Jetson locked while booting

Hi, my jetson AGX Orin is locked on the boot menu with nvidia logo.
Everytime I restart the jetson, it locks at the same step.
Is it possible to recuperate the internal data or I must reflash the jetson ?
Thanks,
Maxime.

You’ll want to attach a serial console boot log for debugging.

FYI, if you end up flashing again, you can clone first to save a copy of the rootfs. However, that serial console log might save you some time and effort.

I don’t have serial adapter to usb to get serial console log.
If I clone first, I will recuperate files?

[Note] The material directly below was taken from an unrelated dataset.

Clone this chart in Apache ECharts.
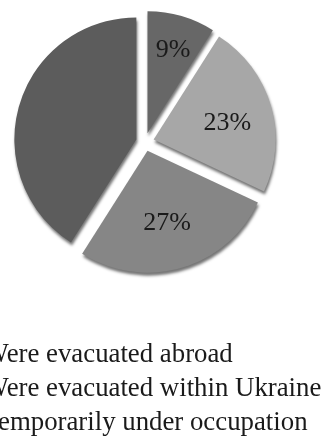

Cloning gives a binary copy of the rootfs partition. Actually, two copies, whereby one is a bit-for-bit exact “raw” clone, and the other is a “sparse” clone (not really compression, but it is similar and does not clone empty filesystem space). The sparse clone is used only for flash, and I throw that away. The raw clone can be loopback mounted on the host PC (Or another Jetson) and then mounted just like a partition. For example, you could create empty directory (mount point) “~/backup”, and the loopback mount it there. If your raw clone is file “clone.img.raw”:

mkdir ~myname/backup
sudo mount -o loop /where/ever/it/is/clone.img.raw ~myname/backup
ls ~myname/backup/*
# Possibly edit or copy from ~myname/backup/

It is in fact possible to flash with that image regardless of whether or not it is raw or sparse (but sparse flashes faster; the size of sparse approaches the size of raw as the filesystem fills up). The raw image could even be loopback mounted over the “Linux_for_Tegra/rootfs/” and used directly, but I won’t advise that since (A) something is broken, and (B) this will overwrite some of the “rootfs/boot/” content prior to flash (your duplicate partition would now no longer be an exact duplicate). One could also place a copy of the clone in “Linux_for_Tegra/bootloader/” as file “system.img”, and then use the correct command line to flash with that exact image (just to reemphasize, since something is broken, this is not what you want, but it illustrates how it works).

Cloning takes a lot disk space, in excess of the size of the entire partition (it produces both raw and sparse images). However, it is risk-free in the sense that it will never alter the actual Jetson.